Marco.org

I’m : a programmer, writer, podcaster, geek, and coffee enthusiast.

Google’s decreasingly useful, spam-filled web search

Jeff Atwood, in Trouble In the House of Google:

People whose opinions I respect have all been echoing the same sentiment — Google, the once essential tool, is somehow losing its edge. The spammers, scrapers, and SEO’ed-to-the-hilt content farms are winning.

(via Anil Dash’s nice roundup on the issue)

I’ve been frustrated as well by Google’s apparent defeat by spam. It’s not a sudden issue — it’s been gradually worsening for a few years.

When I ask Google for something, it’s usually from these types of queries:

Over the years, the impact of spam — mostly affiliate marketing and auto-generated splogs — has decimated the usefulness of the “product research” category. It’s impossible to do any meaningful product research with Google.

But recently, spam has taken over the “guide” query results, and even many “reference” queries. It wouldn’t surprise me if spam even started defeating the “address bar” queries — Google’s ranking algorithms recently have had a lot of trouble detecting the canonical source of duplicated content.

In other words, it’s now nearly impossible to find good results for many commonly asked types of queries.

Part of what exacerbates this is the apparent explosion recently of cheap-“content” sites that try to answer every search query ever asked. Like affiliate-marketing spam, much of it seems to be generated by humans (technically — I wouldn’t classify them as such), but it’s functionally useless: sites like About.com, eHow, and countless clones with .info domain names that promise to address every niche question and informational topic, but whose content lacks all quality and substance.

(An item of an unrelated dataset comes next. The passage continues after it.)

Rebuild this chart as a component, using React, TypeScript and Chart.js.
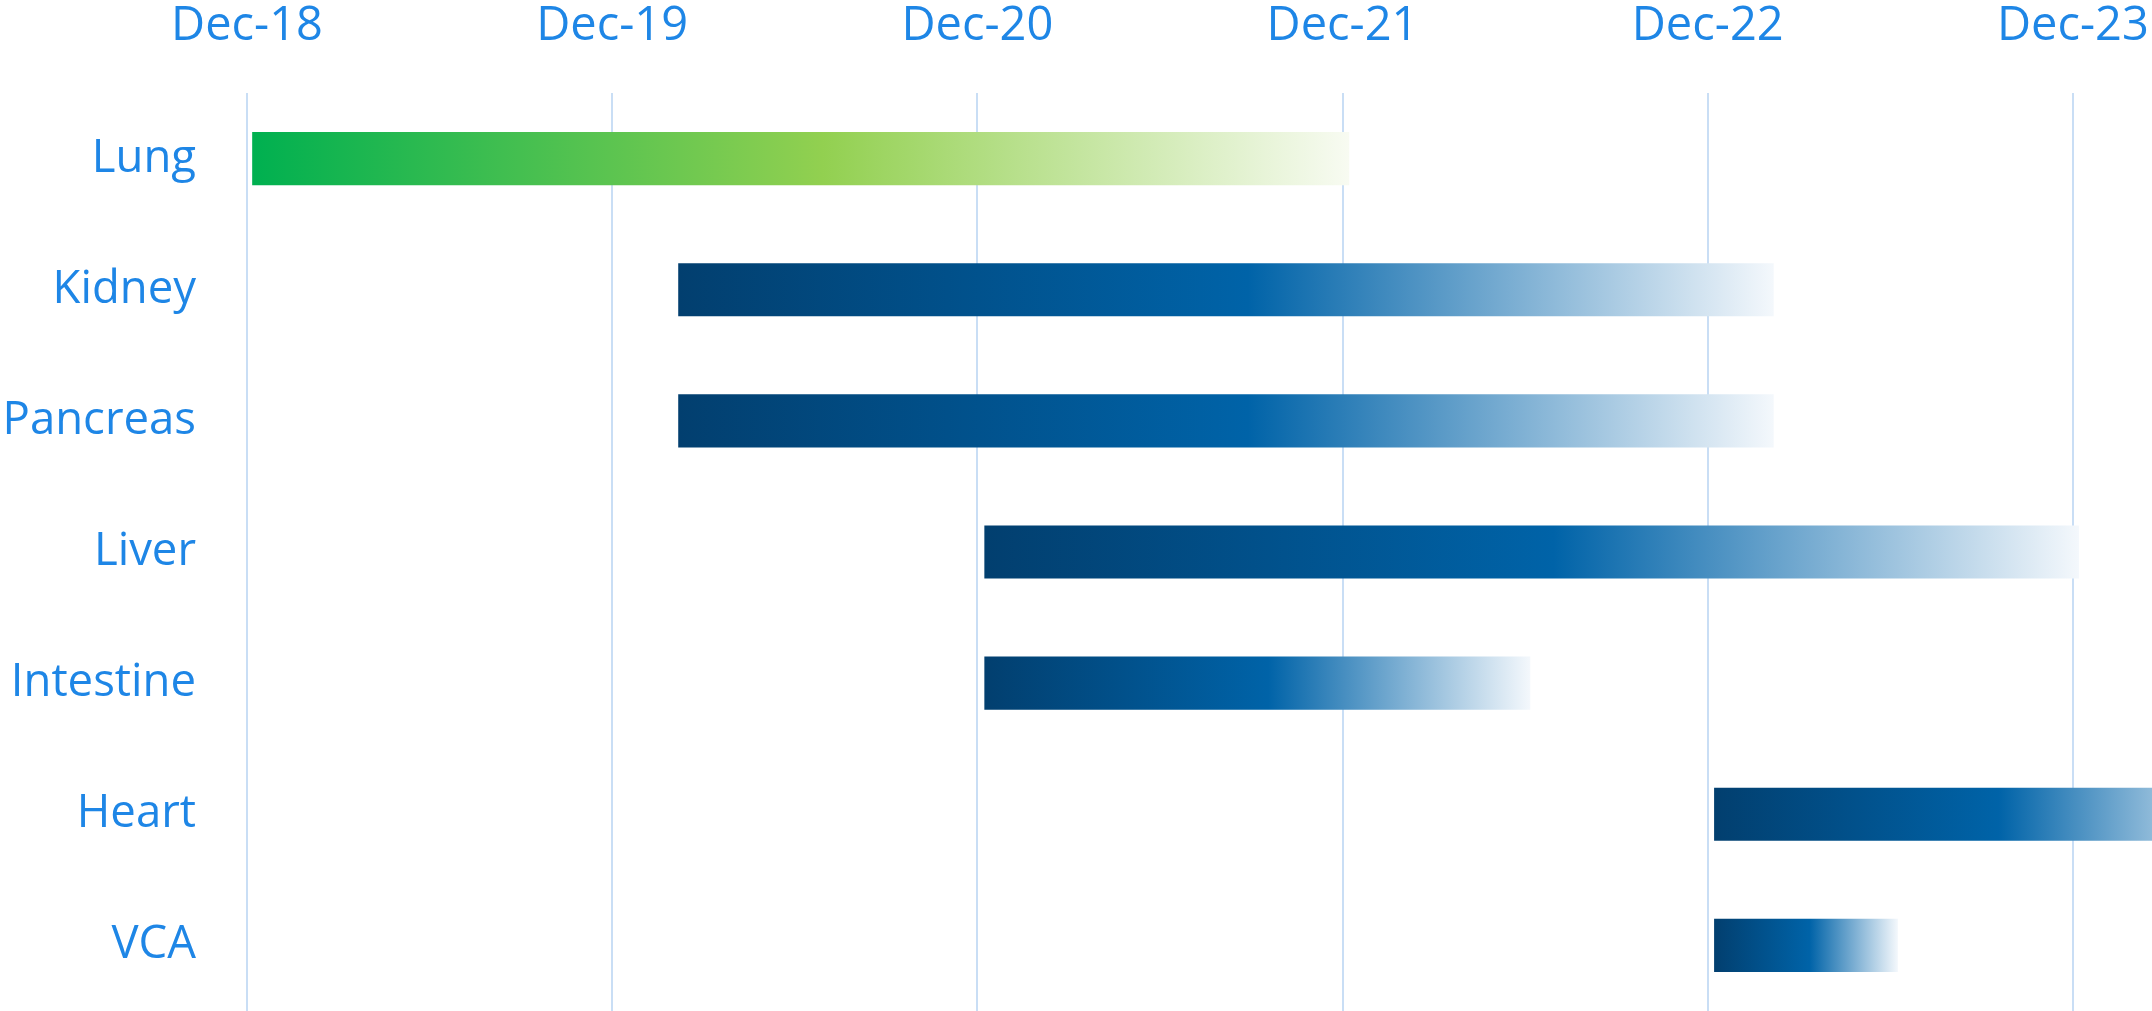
import React, { useEffect, useRef } from "react";
import { Chart, registerables } from "chart.js";

Chart.register(...registerables);

// Months counted from Dec-18
const categories = ["Lung", "Kidney", "Pancreas", "Liver", "Intestine", "Heart", "VCA"];
const startMonths = [0.17, 14.17, 14.17, 24.23, 24.23, 48.21, 48.21];
const endMonths = [36.22, 50.17, 50.17, 60.2, 42.17, 66.2, 54.25];
const tickValues = [0, 12, 24, 36, 48, 60];
const tickLabels = ["Dec-18", "Dec-19", "Dec-20", "Dec-21", "Dec-22", "Dec-23"];
const axisMin = 0;
const axisMax = 62.6;

const greenStops = ["#00b050", "#92d050", "#f8fbf2"];
const blueStops = ["#023f6f", "#0063a8", "#f4f8fc"];
const MID_STOP = 0.52;

const TEXT_COLOR = "#1e86e6";
const FONT = "'Open Sans', 'Noto Sans', sans-serif";

const gradientPlugin = {
  id: "barGradients",
  beforeDatasetsDraw(chart: any) {
    const meta = chart.getDatasetMeta(0);
    const c = chart.ctx;
    meta.data.forEach((el: any, i: number) => {
      const x0 = el.base;
      const x1 = el.x;
      if (!isFinite(x0) || !isFinite(x1) || x0 === x1) return;
      const stops = i === 0 ? greenStops : blueStops;
      const g = c.createLinearGradient(Math.min(x0, x1), 0, Math.max(x0, x1), 0);
      g.addColorStop(0, stops[0]);
      g.addColorStop(MID_STOP, stops[1]);
      g.addColorStop(1, stops[2]);
      el.options = Object.assign(Object.create(Object.getPrototypeOf(el.options)), el.options, {
        backgroundColor: g,
      });
    });
  },
};

export default function App() {
  const canvasRef = useRef<HTMLCanvasElement | null>(null);

  useEffect(() => {
    const canvas = canvasRef.current;
    if (!canvas) return;

    const data = categories.map((_, i) => [startMonths[i], endMonths[i]]);

    const chart = new Chart(canvas, {
      type: "bar",
      data: {
        labels: categories,
        datasets: [
          {
            data: data as any,
            categoryPercentage: 1,
            barPercentage: 0.405,
            borderWidth: 0,
            borderSkipped: false,
            backgroundColor: (ctx: any) => (ctx.dataIndex === 0 ? greenStops[0] : blueStops[0]),
          },
        ],
      },
      plugins: [gradientPlugin],
      options: {
        indexAxis: "y",
        responsive: false,
        animation: false,
        layout: { padding: 0 },
        plugins: {
          legend: { display: false },
          tooltip: { enabled: false },
        },
        scales: {
          x: {
            type: "linear",
            position: "top",
            min: axisMin,
            max: axisMax,
            afterFit: (scale: any) => {
              scale.height = 93;
              scale.paddingLeft = 0;
              scale.paddingRight = 0;
            },
            afterBuildTicks: (scale: any) => {
              scale.ticks = tickValues.map((v) => ({ value: v }));
            },
            ticks: {
              includeBounds: false,
              stepSize: 12,
              color: TEXT_COLOR,
              font: { family: FONT, size: 47 },
              padding: 38,
              maxRotation: 0,
              autoSkip: false,
              callback: (value: any) => {
                const idx = tickValues.indexOf(Number(value));
                return idx >= 0 ? tickLabels[idx] : "";
              },
            },
            grid: {
              color: "#c9def5",
              lineWidth: 2,
              drawTicks: false,
            },
            border: { display: false },
          },
          y: {
            type: "category",
            afterFit: (scale: any) => {
              scale.width = 247;
              scale.paddingTop = 0;
              scale.paddingBottom = 0;
            },
            ticks: {
              color: TEXT_COLOR,
              font: { family: FONT, size: 45.5 },
              padding: 51,
            },
            grid: { display: false, drawTicks: false },
            border: { display: false },
          },
        },
      },
    });

    return () => chart.destroy();
  }, []);

  return (
    <div style={{ position: "fixed", left: 0, top: 0, width: 2152, height: 1011, background: "#ffffff" }}>
      <canvas ref={canvasRef} width={2152} height={1011} style={{ display: "block" }} />
    </div>
  );
}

Google was designed to play the role of a passive observer of the internet: web content was created for people, not specific Google queries, and Google would look around, take inventory of what was available, and give it to people who asked. Google’s general, big-picture algorithms probably haven’t changed much since the days when this was relatively accurate.

But that’s no longer what web content looks like. Now, massive amounts of technically-not-spam sites are generated by penny-hungry affiliate marketers and sleazy web “content” startups to target long-tail Google queries en masse, scraping content from others or paying low-wage workers to churn out formulaic, minimally nutritious pages to answer them.

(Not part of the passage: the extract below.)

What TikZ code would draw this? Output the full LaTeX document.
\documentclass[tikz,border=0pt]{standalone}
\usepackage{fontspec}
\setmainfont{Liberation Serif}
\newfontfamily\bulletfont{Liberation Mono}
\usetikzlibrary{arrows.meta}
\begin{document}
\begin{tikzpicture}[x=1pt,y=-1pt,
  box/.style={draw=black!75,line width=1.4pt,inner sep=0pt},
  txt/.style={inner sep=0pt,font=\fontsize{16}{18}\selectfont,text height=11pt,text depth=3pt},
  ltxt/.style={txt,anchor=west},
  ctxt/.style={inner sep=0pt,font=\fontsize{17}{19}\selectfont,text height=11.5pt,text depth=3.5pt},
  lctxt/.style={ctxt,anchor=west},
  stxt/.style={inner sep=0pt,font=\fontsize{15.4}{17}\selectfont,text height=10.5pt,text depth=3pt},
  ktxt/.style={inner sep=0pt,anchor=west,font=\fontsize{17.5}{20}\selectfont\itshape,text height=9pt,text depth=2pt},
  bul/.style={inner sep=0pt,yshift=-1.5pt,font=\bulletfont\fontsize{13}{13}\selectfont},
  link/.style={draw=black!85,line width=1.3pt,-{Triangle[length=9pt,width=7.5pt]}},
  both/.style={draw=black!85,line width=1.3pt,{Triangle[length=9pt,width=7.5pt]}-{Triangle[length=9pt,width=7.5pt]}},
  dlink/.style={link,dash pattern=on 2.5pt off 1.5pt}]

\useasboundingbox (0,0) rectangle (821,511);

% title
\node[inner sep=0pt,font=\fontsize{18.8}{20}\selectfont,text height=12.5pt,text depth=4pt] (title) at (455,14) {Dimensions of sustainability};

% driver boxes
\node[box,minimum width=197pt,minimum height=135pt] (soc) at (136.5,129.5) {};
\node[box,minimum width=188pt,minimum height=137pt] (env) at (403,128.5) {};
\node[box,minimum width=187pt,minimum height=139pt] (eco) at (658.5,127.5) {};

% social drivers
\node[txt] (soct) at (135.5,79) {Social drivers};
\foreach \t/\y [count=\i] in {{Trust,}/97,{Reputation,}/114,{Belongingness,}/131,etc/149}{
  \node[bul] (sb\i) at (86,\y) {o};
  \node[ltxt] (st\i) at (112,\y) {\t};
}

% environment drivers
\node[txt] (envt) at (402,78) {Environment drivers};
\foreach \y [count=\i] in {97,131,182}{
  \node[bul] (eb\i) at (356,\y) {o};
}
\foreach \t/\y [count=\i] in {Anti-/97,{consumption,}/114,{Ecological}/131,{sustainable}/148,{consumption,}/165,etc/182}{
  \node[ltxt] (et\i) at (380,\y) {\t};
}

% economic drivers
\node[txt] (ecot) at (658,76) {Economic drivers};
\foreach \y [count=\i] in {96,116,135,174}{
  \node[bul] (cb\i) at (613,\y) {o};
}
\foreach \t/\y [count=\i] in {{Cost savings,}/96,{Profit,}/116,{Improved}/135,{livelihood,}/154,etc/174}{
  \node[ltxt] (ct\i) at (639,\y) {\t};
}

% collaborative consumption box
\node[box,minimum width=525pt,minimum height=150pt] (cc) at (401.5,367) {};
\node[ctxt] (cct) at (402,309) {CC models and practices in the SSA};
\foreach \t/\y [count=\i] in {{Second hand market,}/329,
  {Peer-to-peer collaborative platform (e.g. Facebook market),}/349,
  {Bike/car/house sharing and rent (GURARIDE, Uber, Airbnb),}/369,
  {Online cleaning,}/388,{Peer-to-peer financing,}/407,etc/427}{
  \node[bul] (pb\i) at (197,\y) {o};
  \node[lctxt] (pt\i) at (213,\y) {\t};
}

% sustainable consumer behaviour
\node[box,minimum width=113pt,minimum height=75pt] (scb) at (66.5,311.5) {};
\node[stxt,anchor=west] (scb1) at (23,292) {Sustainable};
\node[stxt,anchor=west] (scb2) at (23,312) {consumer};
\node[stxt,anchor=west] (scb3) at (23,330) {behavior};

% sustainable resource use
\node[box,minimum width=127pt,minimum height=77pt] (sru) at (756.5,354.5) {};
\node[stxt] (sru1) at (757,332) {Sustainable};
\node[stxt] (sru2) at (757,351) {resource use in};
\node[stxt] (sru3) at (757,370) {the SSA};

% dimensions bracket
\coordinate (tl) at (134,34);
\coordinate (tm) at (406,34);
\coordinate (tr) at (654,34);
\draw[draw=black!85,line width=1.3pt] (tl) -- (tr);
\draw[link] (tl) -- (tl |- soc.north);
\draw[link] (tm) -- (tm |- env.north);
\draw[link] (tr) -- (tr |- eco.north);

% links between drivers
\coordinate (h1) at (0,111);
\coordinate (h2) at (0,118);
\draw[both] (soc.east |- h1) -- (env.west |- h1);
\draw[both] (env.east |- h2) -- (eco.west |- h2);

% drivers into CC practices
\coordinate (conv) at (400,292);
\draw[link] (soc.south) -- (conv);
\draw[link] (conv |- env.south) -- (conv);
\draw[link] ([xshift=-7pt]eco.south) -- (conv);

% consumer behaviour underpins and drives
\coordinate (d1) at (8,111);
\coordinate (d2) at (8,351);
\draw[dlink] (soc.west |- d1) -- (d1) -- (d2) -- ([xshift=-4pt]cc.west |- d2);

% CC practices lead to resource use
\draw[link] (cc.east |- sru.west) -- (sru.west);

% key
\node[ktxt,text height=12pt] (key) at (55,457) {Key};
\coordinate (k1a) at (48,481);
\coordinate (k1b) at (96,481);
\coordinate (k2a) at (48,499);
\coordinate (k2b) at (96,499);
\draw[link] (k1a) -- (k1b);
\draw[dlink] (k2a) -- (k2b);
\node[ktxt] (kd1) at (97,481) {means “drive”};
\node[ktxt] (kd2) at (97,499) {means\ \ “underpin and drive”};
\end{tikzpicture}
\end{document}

Searching Google is now like asking a question in a crowded flea market of hungry, desperate, sleazy salesmen who all claim to have the answer to every question you ask.

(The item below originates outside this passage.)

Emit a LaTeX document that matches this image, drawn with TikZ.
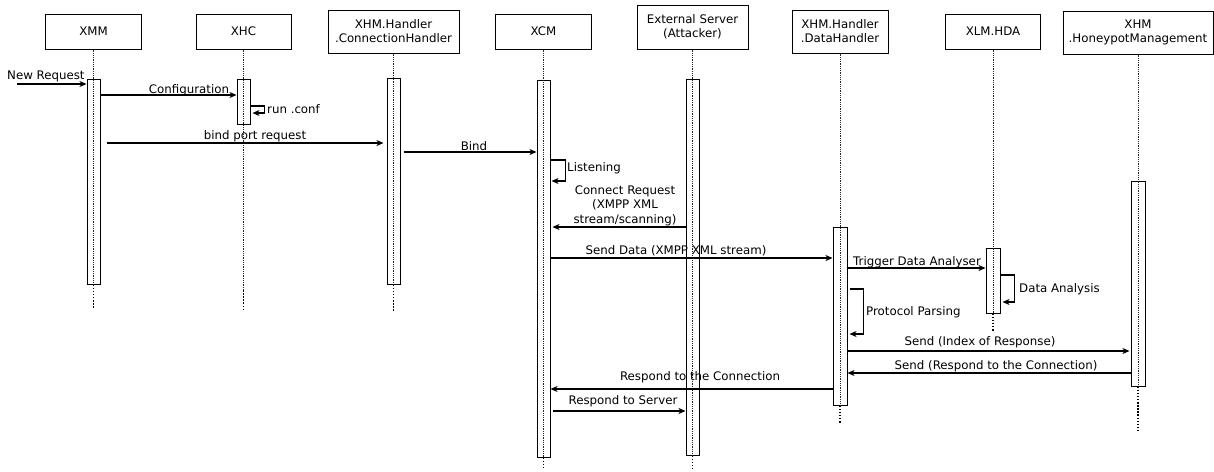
\documentclass[tikz,border=0pt]{standalone}
\usepackage{fontspec}
\setmainfont{DejaVu Sans}
\usetikzlibrary{arrows.meta}
\begin{document}
\begin{tikzpicture}[x=1pt,y=-1pt,
  every node/.style={font=\fontsize{11.8pt}{14.2pt}\selectfont},
  head/.style={draw,line width=1pt,align=center,inner sep=0pt,minimum height=35pt},
  actbar/.style={draw,line width=1pt,inner sep=0pt,minimum width=13pt},
  thinlife/.style={line width=0.9pt,dash pattern=on 1pt off 0.8pt,black!85},
  thicklife/.style={line width=1.5pt,dash pattern=on 1.5pt off 1.6pt},
  msg/.style={line width=1.2pt,-{Stealth[length=7pt,width=6pt,inset=2pt]}},
  lbl/.style={anchor=base,inner sep=0pt},
  lblw/.style={anchor=base west,inner sep=0pt}]
\useasboundingbox (0,0) rectangle (1214,471);

% heads
\node[head,minimum width=96pt] (hXMM) at (93.5,31.5) {XMM};
\node[head,minimum width=95pt] (hXHC) at (243.5,31.5) {XHC};
\node[head,minimum width=131pt,minimum height=43pt] (hCH) at (393.5,31.5) {XHM.Handler\\.ConnectionHandler};
\node[head,minimum width=96pt] (hXCM) at (543.5,31.5) {XCM};
\node[head,minimum width=111pt,minimum height=44pt] (hExt) at (692.5,27) {External Server\\(Attacker)};
\node[head,minimum width=96pt,minimum height=43pt] (hDH) at (840,31.5) {XHM.Handler\\.DataHandler};
\node[head,minimum width=95pt] (hHDA) at (993,31.5) {XLM.HDA};
\node[head,minimum width=150pt,minimum height=43pt] (hHM) at (1138,32.5) {XHM\\.HoneypotManagement};

% activation bars
\node[actbar,minimum height=205pt] (bXMM) at (93.5,181.5) {};
\node[actbar,minimum height=45pt] (bXHC) at (243.5,101.5) {};
\node[actbar,minimum height=206pt] (bCH) at (393.5,181) {};
\node[actbar,minimum height=377pt] (bXCM) at (543.5,268.5) {};
\node[actbar,minimum height=376pt] (bExt) at (692.5,267) {};
\node[actbar,minimum width=14pt,minimum height=178pt] (bDH) at (840,316) {};
\node[actbar,minimum width=14pt,minimum height=65pt] (bHDA) at (993,280.5) {};
\node[actbar,minimum width=14pt,minimum height=205pt] (bHM) at (1138,283.5) {};

% lifeline ends
\coordinate (eXMM) at (93.5,309);
\coordinate (mXHC) at (243.5,290);
\coordinate (eXHC) at (243.5,310);
\coordinate (eCH) at (393.5,311);
\coordinate (eXCM) at (543.5,468);
\coordinate (eExt) at (692.5,470);
\coordinate (eDH) at (840,423);
\coordinate (eHDA) at (993,332);
\coordinate (eHM) at (1138,431);

% lifelines
\draw[thinlife] (hXMM.south) -- (bXMM.south);
\draw[thicklife] (bXMM.south) -- (eXMM);
\draw[thinlife] (hXHC.south) -- (mXHC);
\draw[thicklife] (mXHC) -- (eXHC);
\draw[thinlife] (hCH.south) -- (bCH.south);
\draw[thicklife] (bCH.south) -- (eCH);
\draw[thinlife] (hXCM.south) -- (bXCM.south);
\draw[thicklife] (bXCM.south) -- (eXCM);
\draw[thinlife] (hExt.south) -- (bExt.south);
\draw[thicklife] (bExt.south) -- (eExt);
\draw[thinlife] (hDH.south) -- (bDH.south);
\draw[thicklife] (bDH.south) -- (eDH);
\draw[thinlife] (hHDA.south) -- (bHDA.south);
\draw[thicklife] (bHDA.south) -- (eHDA);
\draw[thinlife] (hHM.south) -- (bHM.south);
\draw[thicklife] (bHM.south) -- (eHM);

% messages
\coordinate (nrStart) at (17,84);
\draw[msg] (nrStart) -- (bXMM.west |- 0,84);
\node[lblw] (lNR) at (7,79) {New Request};

\draw[msg] (bXMM.east |- 0,95) -- (bXHC.west |- 0,95);
\node[lbl] (lConf) at (189,93) {Configuration};

\draw[msg] (bXHC.east |- 0,106) -- ++(14,0) -- ++(0,7) -- ([xshift=2pt]bXHC.east |- 0,113);
\node[lblw] (lRun) at (267,113) {run .conf};

\draw[msg] ([xshift=6pt]bXMM.east |- 0,143) -- ([xshift=-3pt]bCH.west |- 0,143);
\node[lbl] (lBPR) at (255,139) {bind port request};

\draw[msg] ([xshift=3pt]bCH.east |- 0,152) -- (bXCM.west |- 0,152);
\node[lbl] (lBind) at (474,150) {Bind};

\draw[msg] (bXCM.east |- 0,160) -- ++(15,0) -- ++(0,21) -- ([xshift=1pt]bXCM.east |- 0,181);
\node[lblw] (lListen) at (567,171) {Listening};

\draw[msg] (bExt.west |- 0,227) -- ([xshift=2pt]bXCM.east |- 0,227);
\node[lbl] (lCR1) at (625,194) {Connect Request};
\node[lbl] (lCR2) at (625,208.5) {(XMPP XML};
\node[lbl] (lCR3) at (625,223) {stream/scanning)};

\draw[msg] (bXCM.east |- 0,258) -- (bDH.west |- 0,258);
\node[lbl] (lSD) at (676,254) {Send Data (XMPP XML stream)};

\draw[msg] (bDH.east |- 0,268) -- (bHDA.west |- 0,268);
\node[lbl] (lTDA) at (917,265) {Trigger Data Analyser};

\draw[msg] (bHDA.east |- 0,275) -- ++(14,0) -- ++(0,27) -- ([xshift=2pt]bHDA.east |- 0,302);
\node[lblw] (lDA) at (1019,292) {Data Analysis};

\draw[msg] ([xshift=2pt]bDH.east |- 0,289) -- ++(14,0) -- ++(0,45) -- ([xshift=2pt]bDH.east |- 0,334);
\node[lblw] (lPP) at (866,315) {Protocol Parsing};

\draw[msg] (bDH.east |- 0,351) -- ([xshift=-1pt]bHM.west |- 0,351);
\node[lbl] (lSI) at (980,345) {Send (Index of Response)};

\draw[msg] (bHM.west |- 0,373) -- (bDH.east |- 0,373);
\node[lbl] (lSR) at (996,369) {Send (Respond to the Connection)};

\draw[msg] (bDH.west |- 0,389) -- (bXCM.east |- 0,389);
\node[lbl] (lRC) at (700,380) {Respond to the Connection};

\draw[msg] ([xshift=2pt]bXCM.east |- 0,411) -- (bExt.west |- 0,411);
\node[lbl] (lRS) at (623,404) {Respond to Server};
\end{tikzpicture}
\end{document}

“Hey, anyone know how to wire an outlet?”

“Did you say ‘how to wire an outlet’?”
“I can help you with how to wire an outlet!”
“Here is info on how to wire an outlet!”
“Bargain prices on how to wire an outlet!”
“Guide to wiring outlets in New York, right here!”

And none of them actually know a damn thing about what you’re asking, of course — they’re just offering meaningless, valueless words that seem to form sentences until you actually try to make use of them.

They call this “content”. But it’s not, really — it’s filler. And by a more common-sense definition, it’s spam. But Google either doesn’t think so, or is so overwhelmed by its volume that it has seemingly stopped trying to keep it under control. (I’m betting on the former.)

One solution may be for Google to radically change their algorithms and policies for web search to de-emphasize phrase-matching and more strongly prioritize inbound links and credibility. And, in what’s probably a huge departure for them, have human employees use their opinions of site quality to manually adjust the relevance of domains.

But I doubt we’ll see real progress. Instead, I expect Google’s unwillingness to address this issue to create a critical-mass demand — and hopefully, then, a supply — of good content, reference information, and product recommendations.

Much of this will be (or currently is) solved the old-fashioned way: personal recommendations and trusted authorities. But these can’t cover the breadth of available information that web searchers need. I don’t know what will, or when, but it’s desperately needed.